Bare chested, sweater and button-down shirt piled somewhere southwest of the kitchen, he's down to cowboy boots and jeans. It's almost confidence, or maybe that he hasn't yet learned to look over his own shoulder but, whatever it is, radiates from his bones, effortless.
I think of two burn marks on the utensil drawer where he figured out how to use a lighter all on his own. Two perfect black circles -- Craig was sure one of the big kids made them. O-kay, show us how, Craig had said. Not this one, not this on. Here, Joe had held up the navy blue bbq lighter. then struck it so we all could see.
He makes a mark everywhere he goes. We all do, little perfect circles of permanent marks.
5782. I find the perfect teacup with custom fit tea strainer. It has a lid and everything. A special treat.

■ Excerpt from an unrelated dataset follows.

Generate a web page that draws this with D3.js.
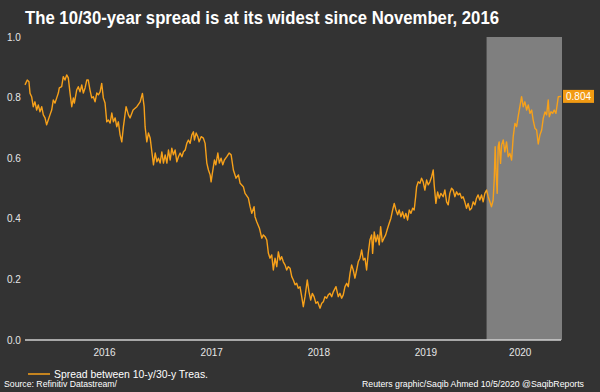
<!DOCTYPE html>
<html>
<head>
<meta charset="utf-8">
<script src="https://cdn.jsdelivr.net/npm/d3@7"></script>
<style>
  body { margin: 0; background: #333333; }
  svg { display: block; }
  text { font-family: "Liberation Sans", Arial, sans-serif; }
</style>
</head>
<body>
<svg id="chart" width="600" height="392"></svg>
<script>
// 10-year / 30-year Treasury spread.
// Dates are kept as decimal years, values in percentage points.
const years = [
  2015.759,2015.780,2015.796,2015.806,2015.821,2015.836,2015.852,2015.868,2015.883,2015.899,
  2015.915,2015.930,2015.946,2015.961,2015.976,2015.992,2016.008,2016.023,2016.039,2016.055,
  2016.070,2016.079,2016.101,2016.116,2016.132,2016.148,2016.163,2016.179,2016.195,2016.210,
  2016.219,2016.241,2016.256,2016.272,2016.288,2016.303,2016.319,2016.335,2016.349,2016.365,
  2016.381,2016.396,2016.412,2016.428,2016.443,2016.459,2016.474,2016.489,2016.505,2016.521,
  2016.536,2016.552,2016.568,2016.583,2016.599,2016.614,2016.629,2016.645,2016.661,2016.676,
  2016.701,2016.723,2016.738,2016.766,2016.801,2016.832,2016.853,2016.869,2016.878,2016.894,
  2016.909,2016.925,2016.941,2016.956,2016.972,2016.988,2017.002,2017.018,2017.034,2017.049,
  2017.065,2017.081,2017.096,2017.112,2017.127,2017.142,2017.158,2017.174,2017.189,2017.205,
  2017.221,2017.236,2017.252,2017.267,2017.282,2017.298,2017.314,2017.329,2017.338,2017.354,
  2017.370,2017.382,2017.401,2017.422,2017.438,2017.454,2017.469,2017.485,2017.494,2017.506,
  2017.525,2017.538,2017.557,2017.571,2017.587,2017.603,2017.618,2017.641,2017.662,2017.681,
  2017.702,2017.727,2017.749,2017.765,2017.795,2017.811,2017.842,2017.858,2017.874,2017.895,
  2017.904,2017.920,2017.945,2017.967,2017.982,2017.998,2018.014,2018.029,2018.044,2018.060,
  2018.075,2018.091,2018.107,2018.122,2018.138,2018.153,2018.168,2018.184,2018.200,2018.215,
  2018.231,2018.247,2018.262,2018.278,2018.293,2018.308,2018.324,2018.340,2018.355,2018.371,
  2018.392,2018.408,2018.424,2018.439,2018.455,2018.473,2018.489,2018.511,2018.527,2018.542,
  2018.557,2018.573,2018.588,2018.604,2018.620,2018.635,2018.660,2018.681,2018.697,2018.713,
  2018.728,2018.744,2018.760,2018.775,2018.791,2018.806,2018.821,2018.837,2018.853,2018.868,
  2018.884,2018.900,2018.915,2018.931,2018.946,2018.961,2018.977,2018.993,2019.002,2019.017,
  2019.033,2019.049,2019.064,2019.077,2019.092,2019.108,2019.124,2019.142,2019.157,2019.173,
  2019.189,2019.204,2019.220,2019.236,2019.250,2019.266,2019.282,2019.297,2019.313,2019.329,
  2019.344,2019.360,2019.376,2019.390,2019.404,2019.413,2019.428,2019.444,2019.459,2019.474,
  2019.490,2019.506,2019.521,2019.537,2019.553,2019.568,2019.577,2019.593,2019.609,2019.624,
  2019.639,2019.661,2019.677,2019.693,2019.708,2019.723,2019.739,2019.754,2019.770,2019.786,
  2019.801,2019.817,2019.833,2019.847,2019.863,2019.879,2019.894,2019.910,2019.926,2019.941,
  2019.957,2019.972,2019.987,2020.003,2020.019,2020.034,2020.050,2020.066,2020.081,2020.097,
  2020.112,2020.127,2020.137,2020.146,2020.155,2020.165,2020.174,2020.183,2020.196,2020.206,
  2020.221,2020.236,2020.252,2020.267,2020.283,2020.299,2020.314,2020.330,2020.346,2020.360,
  2020.376,2020.392,2020.407,2020.423,2020.439,2020.454,2020.470,2020.486,2020.500,2020.516,
  2020.532,2020.547,2020.563,2020.579,2020.594,2020.610,2020.625,2020.640,2020.650,2020.666,
  2020.681,2020.696,2020.712,2020.734,2020.759
];

const spread = [
  0.842,0.858,0.852,0.814,0.803,0.770,0.786,0.759,0.776,0.753,
  0.770,0.743,0.733,0.710,0.726,0.743,0.759,0.792,0.782,0.799,
  0.815,0.832,0.836,0.869,0.858,0.875,0.865,0.815,0.770,0.799,
  0.782,0.825,0.836,0.819,0.842,0.815,0.832,0.858,0.858,0.825,
  0.799,0.803,0.786,0.815,0.809,0.819,0.847,0.799,0.782,0.720,
  0.726,0.716,0.749,0.720,0.733,0.704,0.720,0.677,0.654,0.704,
  0.770,0.743,0.733,0.759,0.770,0.786,0.814,0.770,0.704,0.654,
  0.683,0.667,0.621,0.578,0.617,0.588,0.600,0.584,0.621,0.584,
  0.611,0.584,0.627,0.594,0.633,0.611,0.627,0.588,0.605,0.617,
  0.605,0.621,0.627,0.649,0.660,0.649,0.677,0.687,0.660,0.683,
  0.671,0.654,0.671,0.666,0.649,0.584,0.561,0.545,0.522,0.551,
  0.594,0.578,0.617,0.584,0.600,0.578,0.594,0.605,0.617,0.611,
  0.561,0.534,0.545,0.517,0.506,0.484,0.468,0.440,0.418,0.440,
  0.407,0.390,0.369,0.336,0.347,0.341,0.330,0.286,0.270,0.281,
  0.231,0.270,0.242,0.291,0.264,0.275,0.258,0.248,0.231,0.242,
  0.237,0.209,0.198,0.182,0.187,0.171,0.176,0.143,0.110,0.143,
  0.198,0.159,0.132,0.154,0.143,0.121,0.126,0.105,0.121,0.126,
  0.143,0.138,0.149,0.154,0.143,0.159,0.176,0.143,0.154,0.138,
  0.149,0.176,0.187,0.176,0.220,0.248,0.231,0.204,0.231,0.258,
  0.270,0.297,0.264,0.270,0.231,0.286,0.330,0.347,0.286,0.357,
  0.324,0.347,0.314,0.374,0.324,0.336,0.347,0.369,0.385,0.402,
  0.429,0.451,0.429,0.413,0.429,0.407,0.423,0.402,0.418,0.396,
  0.429,0.418,0.435,0.429,0.473,0.506,0.522,0.517,0.534,0.522,
  0.495,0.528,0.512,0.522,0.539,0.561,0.512,0.451,0.489,0.468,
  0.484,0.473,0.495,0.456,0.446,0.484,0.501,0.495,0.473,0.489,
  0.479,0.484,0.468,0.473,0.456,0.435,0.451,0.429,0.435,0.456,
  0.446,0.468,0.479,0.462,0.479,0.456,0.484,0.495,0.473,0.456,
  0.440,0.462,0.528,0.638,0.550,0.484,0.638,0.654,0.583,0.644,
  0.660,0.621,0.654,0.605,0.616,0.594,0.671,0.715,0.704,0.737,
  0.770,0.803,0.770,0.786,0.759,0.776,0.748,0.759,0.726,0.699,
  0.693,0.647,0.677,0.693,0.732,0.753,0.743,0.792,0.737,0.753,
  0.748,0.759,0.748,0.803,0.804
];

const yearLabels = [2016, 2017, 2018, 2019, 2020];
const yTicks = [0, 0.2, 0.4, 0.6, 0.8, 1.0];
const shadedPeriod = [2020.066, 2020.759];   // highlighted stretch since late January 2020

const TITLE = 'The 10/30-year spread is at its widest since November, 2016';
const LEGEND = 'Spread between 10-y/30-y Treas.';
const SOURCE = 'Source: Refinitiv Datastream/';
const CREDIT = 'Reuters graphic/Saqib Ahmed 10/5/2020 @SaqibReports';

const colors = {
    background: '#333333',
    shade: '#7f7f7f',
    line: '#f7a11a',
    text: '#e6e6e6',
    axis: '#d0d0d0'
};

// decimal year -> Date
function toDate(y) {
    const yr = Math.floor(y);
    const start = new Date(yr, 0, 1), end = new Date(yr + 1, 0, 1);
    return new Date(+start + (y - yr) * (end - start));
}

const data = years.map((y, i) => ({ date: toDate(y), value: spread[i] }));

const svg = d3.select('#chart');
svg.append('rect').attr('width', 600).attr('height', 392).attr('fill', colors.background);

const start = toDate(years[0]), end = toDate(years[years.length - 1]);
const x = d3.scaleTime().domain([start, end]).range([25, 561]);
const y = d3.scaleLinear().domain([0, 1]).range([340, 37]);

// shaded period
svg.append('rect')
    .attr('x', x(toDate(shadedPeriod[0])))
    .attr('y', y(1))
    .attr('width', x(toDate(shadedPeriod[1])) - x(toDate(shadedPeriod[0])) + 1)
    .attr('height', y(0) - y(1))
    .attr('fill', colors.shade);

// y axis labels, no gridlines
svg.append('g').selectAll('text')
    .data(yTicks)
    .join('text')
    .attr('x', 7)
    .attr('y', d => y(d))
    .attr('dy', '0.35em')
    .attr('font-size', 10)
    .attr('fill', colors.text)
    .text(d3.format('.1f'));

// baseline
svg.append('line')
    .attr('x1', 25).attr('x2', x(end))
    .attr('y1', y(0)).attr('y2', y(0))
    .attr('stroke', colors.axis)
    .attr('stroke-width', 1.5);

// year labels centred on the visible part of each year
svg.append('g').selectAll('text')
    .data(yearLabels)
    .join('text')
    .attr('x', d => {
        const a = d3.max([new Date(d, 0, 1), start]);
        const b = d3.min([new Date(d + 1, 0, 1), end]);
        return (x(a) + x(b)) / 2;
    })
    .attr('y', 356)
    .attr('text-anchor', 'middle')
    .attr('font-size', 10)
    .attr('fill', colors.text)
    .text(d => d);

// the spread
svg.append('path')
    .datum(data)
    .attr('fill', 'none')
    .attr('stroke', colors.line)
    .attr('stroke-width', 1.4)
    .attr('stroke-linejoin', 'round')
    .attr('d', d3.line().x(d => x(d.date)).y(d => y(d.value)));

// last value flag
const last = data[data.length - 1];
const flag = svg.append('g')
    .attr('transform', `translate(${x(last.date) + 2},${y(last.value)})`);
flag.append('rect')
    .attr('x', 0).attr('y', -6.5)
    .attr('width', 31).attr('height', 13)
    .attr('fill', '#f29a12');
flag.append('text')
    .attr('x', 15.5).attr('dy', '0.35em')
    .attr('text-anchor', 'middle')
    .attr('font-size', 10)
    .attr('fill', '#ffffff')
    .text(d3.format('.3f')(last.value));

// title
svg.append('text')
    .attr('x', 25).attr('y', 24)
    .attr('font-size', 18)
    .attr('font-weight', 'bold')
    .attr('fill', '#ffffff')
    .attr('textLength', 474)
    .attr('lengthAdjust', 'spacingAndGlyphs')
    .text(TITLE);

// legend
svg.append('line')
    .attr('x1', 28).attr('x2', 50)
    .attr('y1', 374).attr('y2', 374)
    .attr('stroke', colors.line)
    .attr('stroke-width', 1.5);
svg.append('text')
    .attr('x', 54).attr('y', 377.5)
    .attr('font-size', 11)
    .attr('fill', '#ffffff')
    .attr('textLength', 154)
    .attr('lengthAdjust', 'spacingAndGlyphs')
    .text(LEGEND);

// footer
svg.append('text')
    .attr('x', 4).attr('y', 387)
    .attr('font-size', 9)
    .attr('fill', '#ffffff')
    .attr('textLength', 113)
    .attr('lengthAdjust', 'spacingAndGlyphs')
    .text(SOURCE);
svg.append('text')
    .attr('x', 362).attr('y', 387)
    .attr('font-size', 9)
    .attr('fill', '#ffffff')
    .attr('textLength', 222)
    .attr('lengthAdjust', 'spacingAndGlyphs')
    .text(CREDIT);
</script>
</body>
</html>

5783. Mason jars, the really, really short ones with the big wide mouth.
5784. Fresh coconut oil.
5785. Our small group of almost 20 years now meets for our monthly dinner. Fellowship, there is no substitute.
5786. Fajita taco soup.
6787. Fried chicken and time on the farm.
5788. Jack and I spend a morning running intervals. Competition is gas in his engine. We laugh together.
5789. "God thanks that we got to go to church today and volunteer," Jack prays. "And please help us not to be tired tomorrow and even if we aren't, help us not act like it. Amen."
5790. "I could just hug you for hours," he says and hugs me tight.
5791. Hours. The days spin by a kaleidoscope of moments. By deliberation we treasure them all.